Graft Trumps Ethics in Cambodian Journalism

poipet town, Banteay Meanchey Province – A chain-smoking ca­reer newspaperman, Oeur Bun Than makes his living off the ins and outs of this frenetic border town.

Stories are all around him. Powerful officials and businessmen are grabbing chunks of valuable land, girls stream into Thailand’s brothels, and bribes are passed in plain view.

Lamentably, he says, little of it winds up in his newspaper.

“Some of these stories are published. Most of it never goes to print,” Oeur Bun Than told fellow reporters recently, on condition that the name of his pro-government newspaper not be disclosed.

“For us and all the [CPP-] affiliated newspapers, you can’t write anything that is going to criticize the government,” he said. “The publisher will throw it out, or it will get screened at the Ministry of Information.”

Self-censorship is just one of the practices that cloud the journalistic picture in Poipet and the rest of Cambodia, where industry ethics of fair-handedness and honesty often give way to a code more akin to the rules of the jungle.

A story’s path to the front page of a Khmer newspaper can be stopped short by bribes, intimidation or confrontations with police.

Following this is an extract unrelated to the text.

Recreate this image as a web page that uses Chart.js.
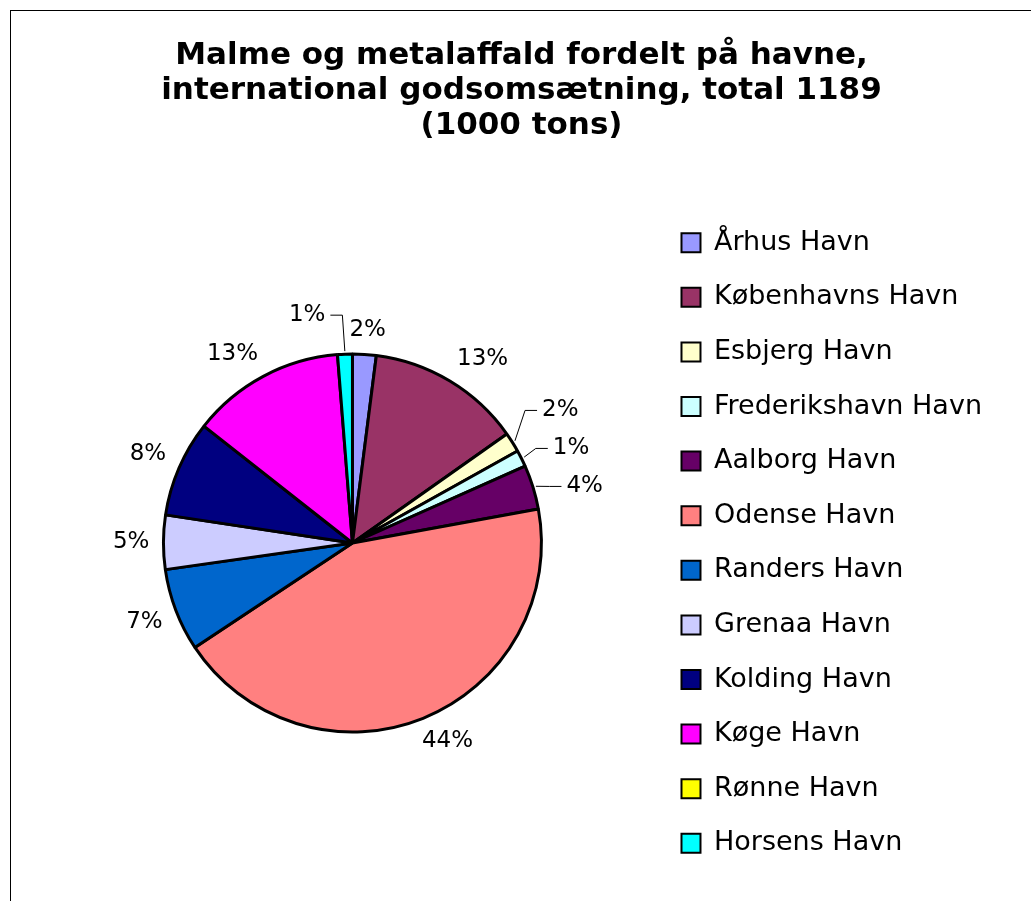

For reporters who engage in corruption and blackmail, a scoop at best can land him a hefty payoff; at worst, it can leave them dead or in jail, industry insiders said.

“In Cambodia, we have professional journalists and unprofessional journalists,” said Khieu Kola, a prominent freelancer based in Phnom Penh. As a board director of the Club of Cambodian Journalists, he said he had received numerous re­ports of reporters extorting mon­ey and taking bribes, particularly along the border.

“Don’t use the honor of journalism to extort money, or the people will not believe Khmer newspapers anymore,” he admonished.

Payments to journalists—either to maintain silence or to place a story—come from a variety of sources such as including victims seeking to publicize their grievances, politicians wanting to defame their rivals, or police hungry for good publicity.

Bribes comprise most re­porters’ income, and are often un­solicited. Police in Poipet, where smugglers hardly bother hiding their cargo, routinely offer $5 bribes to passing reporters, said both Oeur Ban Than and another local reporter who works for a prominent newspaper, Pho Bun Thorn.

It’s part of an unspoken, symbiotic agreement, they said.

“I don’t ask for it. Police just give it to me,” Pho Bun Thorn said.

The fast pace of crime and corruption in Poipet have turned it into a boomtown for journalists, rivaled only by Sihanoukville and the capital. About 30 journalists are working in town, most of them hoping for a compromising photo or story that will translate into a big payoff.

“Jour­nalists think to themselves, hey, this is a casino town,” said Pho Bun Thorn. “There’s lots of trafficking, crime, land-grabbing and corruption, so there must be a lot of money to be made.”

“But it’s really not that much money,” he said, with payoffs rarely exceeding $75. “Officials here aren’t afraid of newspapers too much.”

When police enter the equation, reporters may have even less leverage for a bribe. In a case that sent shockwaves through the local journalistic community, three reporters and a source were arrested earlier this month, accused of extorting money from a woman they had previously investigated for trafficking girls to Thailand.

Banteay Meanchey authorities say the arrests weren’t meant to target a free press, but to keep corrupt journalists in check. Sok Sareth, chief of provincial police, said this week he could not recall ever arresting a reporter prior to that case.

“I never arrested journalists before…. I don’t want to arrest journalists, but I have to arrest the people who do the bad deeds,” Sok Sareth said.

Instead of warning off extortion, however, the case only has taught local journalists to pursue payments more carefully.

“That money for reporters is like a fisherman’s hook,” said Oeur Bun Than. “If someone promises you money and says to meet up later, don’t go. It’s a trick.”

Indeed, in Poipet there seems to be little incentive to adhere to the traditional mores of journalism. Newspapers usually pay paltry sums of between $3 and $5 for a story, and publishers throw out reports that put their own patrons in a bad light.

Even when reporters go after stories in earnest, police or government officials are there to quash them. After word broke in September that police were beating squatters off land belonging to Rural Development Minister Lu Lay­sreng, reporters who rushed to the scene where met by bands of police who confiscated cameras and reportedly handcuffed one jouralist.

The Funcinpec minister’s troubles still got widespread publicity in CPP- and opposition-aligned newspapers. Pho Bun Thorn said he managed to get a photo published and earn a little cash.

“I was lucky,” he said with a wry smile. “I had a digital camera, and police didn’t know how to destroy the film.”